Supplied data:

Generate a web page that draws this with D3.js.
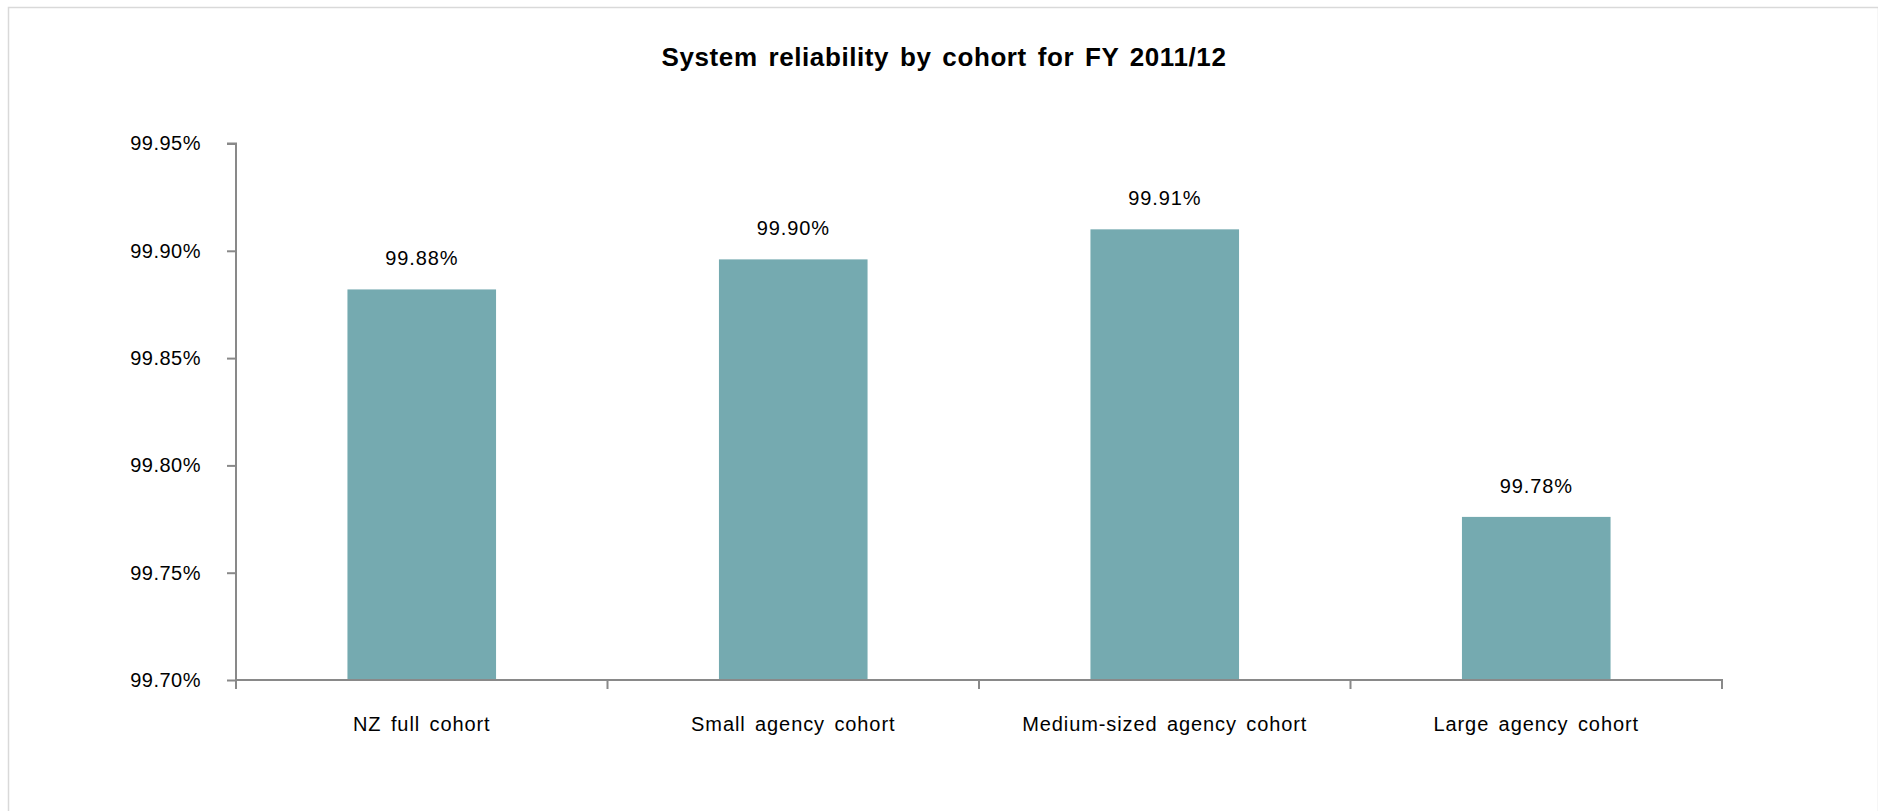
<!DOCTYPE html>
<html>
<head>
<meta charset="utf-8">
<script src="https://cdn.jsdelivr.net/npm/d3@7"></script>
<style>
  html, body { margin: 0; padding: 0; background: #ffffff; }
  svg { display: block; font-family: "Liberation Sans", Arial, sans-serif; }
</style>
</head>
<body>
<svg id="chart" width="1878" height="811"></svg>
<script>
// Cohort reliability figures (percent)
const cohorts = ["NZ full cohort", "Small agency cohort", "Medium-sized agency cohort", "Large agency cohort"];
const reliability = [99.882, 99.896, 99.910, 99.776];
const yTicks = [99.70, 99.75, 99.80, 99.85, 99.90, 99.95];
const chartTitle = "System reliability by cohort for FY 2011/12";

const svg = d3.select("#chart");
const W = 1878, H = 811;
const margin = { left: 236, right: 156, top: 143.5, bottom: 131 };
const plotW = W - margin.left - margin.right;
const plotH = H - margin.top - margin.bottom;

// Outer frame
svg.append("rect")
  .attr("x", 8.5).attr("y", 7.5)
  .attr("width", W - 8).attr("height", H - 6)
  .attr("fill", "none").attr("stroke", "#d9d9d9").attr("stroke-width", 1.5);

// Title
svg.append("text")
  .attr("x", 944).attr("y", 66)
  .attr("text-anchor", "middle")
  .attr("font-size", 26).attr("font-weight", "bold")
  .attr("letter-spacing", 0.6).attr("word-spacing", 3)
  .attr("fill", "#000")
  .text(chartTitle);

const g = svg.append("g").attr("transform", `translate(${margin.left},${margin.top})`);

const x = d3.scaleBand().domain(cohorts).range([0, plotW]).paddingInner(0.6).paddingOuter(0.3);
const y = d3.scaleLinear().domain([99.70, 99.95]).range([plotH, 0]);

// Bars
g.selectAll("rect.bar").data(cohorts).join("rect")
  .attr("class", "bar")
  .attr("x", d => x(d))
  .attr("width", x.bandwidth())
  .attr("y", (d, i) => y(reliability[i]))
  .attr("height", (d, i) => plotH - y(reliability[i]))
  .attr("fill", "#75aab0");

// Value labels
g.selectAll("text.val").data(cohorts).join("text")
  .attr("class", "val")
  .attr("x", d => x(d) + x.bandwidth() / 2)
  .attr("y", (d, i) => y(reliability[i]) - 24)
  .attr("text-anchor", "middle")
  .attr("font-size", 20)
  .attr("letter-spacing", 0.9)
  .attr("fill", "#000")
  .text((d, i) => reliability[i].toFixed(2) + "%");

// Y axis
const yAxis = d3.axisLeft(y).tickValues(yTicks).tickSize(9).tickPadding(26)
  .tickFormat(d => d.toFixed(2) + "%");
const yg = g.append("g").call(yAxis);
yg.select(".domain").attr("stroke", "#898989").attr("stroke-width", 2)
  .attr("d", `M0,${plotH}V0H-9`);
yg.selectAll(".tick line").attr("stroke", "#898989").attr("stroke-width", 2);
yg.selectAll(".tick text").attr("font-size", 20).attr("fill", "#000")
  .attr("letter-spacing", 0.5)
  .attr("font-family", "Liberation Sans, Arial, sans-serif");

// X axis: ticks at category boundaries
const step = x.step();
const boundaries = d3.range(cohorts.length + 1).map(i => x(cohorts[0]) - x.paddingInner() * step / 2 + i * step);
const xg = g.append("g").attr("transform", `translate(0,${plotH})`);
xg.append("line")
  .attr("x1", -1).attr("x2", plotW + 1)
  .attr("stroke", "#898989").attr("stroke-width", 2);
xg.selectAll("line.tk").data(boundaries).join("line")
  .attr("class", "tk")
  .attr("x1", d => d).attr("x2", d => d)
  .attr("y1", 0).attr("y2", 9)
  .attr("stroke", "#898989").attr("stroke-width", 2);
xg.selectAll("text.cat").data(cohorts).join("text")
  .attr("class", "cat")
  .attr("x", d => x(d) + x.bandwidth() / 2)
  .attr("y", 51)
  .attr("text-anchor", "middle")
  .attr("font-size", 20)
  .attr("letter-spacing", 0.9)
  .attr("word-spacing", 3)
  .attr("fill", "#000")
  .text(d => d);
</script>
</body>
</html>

Given problem: Transcribe the full listing above exactly, with the images removed.

Answer below:
Generate a web page that draws this with D3.js.
<!DOCTYPE html>
<html>
<head>
<meta charset="utf-8">
<script src="https://cdn.jsdelivr.net/npm/d3@7"></script>
<style>
  html, body { margin: 0; padding: 0; background: #ffffff; }
  svg { display: block; font-family: "Liberation Sans", Arial, sans-serif; }
</style>
</head>
<body>
<svg id="chart" width="1878" height="811"></svg>
<script>
// Cohort reliability figures (percent)
const cohorts = ["NZ full cohort", "Small agency cohort", "Medium-sized agency cohort", "Large agency cohort"];
const reliability = [99.882, 99.896, 99.910, 99.776];
const yTicks = [99.70, 99.75, 99.80, 99.85, 99.90, 99.95];
const chartTitle = "System reliability by cohort for FY 2011/12";

const svg = d3.select("#chart");
const W = 1878, H = 811;
const margin = { left: 236, right: 156, top: 143.5, bottom: 131 };
const plotW = W - margin.left - margin.right;
const plotH = H - margin.top - margin.bottom;

// Outer frame
svg.append("rect")
  .attr("x", 8.5).attr("y", 7.5)
  .attr("width", W - 8).attr("height", H - 6)
  .attr("fill", "none").attr("stroke", "#d9d9d9").attr("stroke-width", 1.5);

// Title
svg.append("text")
  .attr("x", 944).attr("y", 66)
  .attr("text-anchor", "middle")
  .attr("font-size", 26).attr("font-weight", "bold")
  .attr("letter-spacing", 0.6).attr("word-spacing", 3)
  .attr("fill", "#000")
  .text(chartTitle);

const g = svg.append("g").attr("transform", `translate(${margin.left},${margin.top})`);

const x = d3.scaleBand().domain(cohorts).range([0, plotW]).paddingInner(0.6).paddingOuter(0.3);
const y = d3.scaleLinear().domain([99.70, 99.95]).range([plotH, 0]);

// Bars
g.selectAll("rect.bar").data(cohorts).join("rect")
  .attr("class", "bar")
  .attr("x", d => x(d))
  .attr("width", x.bandwidth())
  .attr("y", (d, i) => y(reliability[i]))
  .attr("height", (d, i) => plotH - y(reliability[i]))
  .attr("fill", "#75aab0");

// Value labels
g.selectAll("text.val").data(cohorts).join("text")
  .attr("class", "val")
  .attr("x", d => x(d) + x.bandwidth() / 2)
  .attr("y", (d, i) => y(reliability[i]) - 24)
  .attr("text-anchor", "middle")
  .attr("font-size", 20)
  .attr("letter-spacing", 0.9)
  .attr("fill", "#000")
  .text((d, i) => reliability[i].toFixed(2) + "%");

// Y axis
const yAxis = d3.axisLeft(y).tickValues(yTicks).tickSize(9).tickPadding(26)
  .tickFormat(d => d.toFixed(2) + "%");
const yg = g.append("g").call(yAxis);
yg.select(".domain").attr("stroke", "#898989").attr("stroke-width", 2)
  .attr("d", `M0,${plotH}V0H-9`);
yg.selectAll(".tick line").attr("stroke", "#898989").attr("stroke-width", 2);
yg.selectAll(".tick text").attr("font-size", 20).attr("fill", "#000")
  .attr("letter-spacing", 0.5)
  .attr("font-family", "Liberation Sans, Arial, sans-serif");

// X axis: ticks at category boundaries
const step = x.step();
const boundaries = d3.range(cohorts.length + 1).map(i => x(cohorts[0]) - x.paddingInner() * step / 2 + i * step);
const xg = g.append("g").attr("transform", `translate(0,${plotH})`);
xg.append("line")
  .attr("x1", -1).attr("x2", plotW + 1)
  .attr("stroke", "#898989").attr("stroke-width", 2);
xg.selectAll("line.tk").data(boundaries).join("line")
  .attr("class", "tk")
  .attr("x1", d => d).attr("x2", d => d)
  .attr("y1", 0).attr("y2", 9)
  .attr("stroke", "#898989").attr("stroke-width", 2);
xg.selectAll("text.cat").data(cohorts).join("text")
  .attr("class", "cat")
  .attr("x", d => x(d) + x.bandwidth() / 2)
  .attr("y", 51)
  .attr("text-anchor", "middle")
  .attr("font-size", 20)
  .attr("letter-spacing", 0.9)
  .attr("word-spacing", 3)
  .attr("fill", "#000")
  .text(d => d);
</script>
</body>
</html>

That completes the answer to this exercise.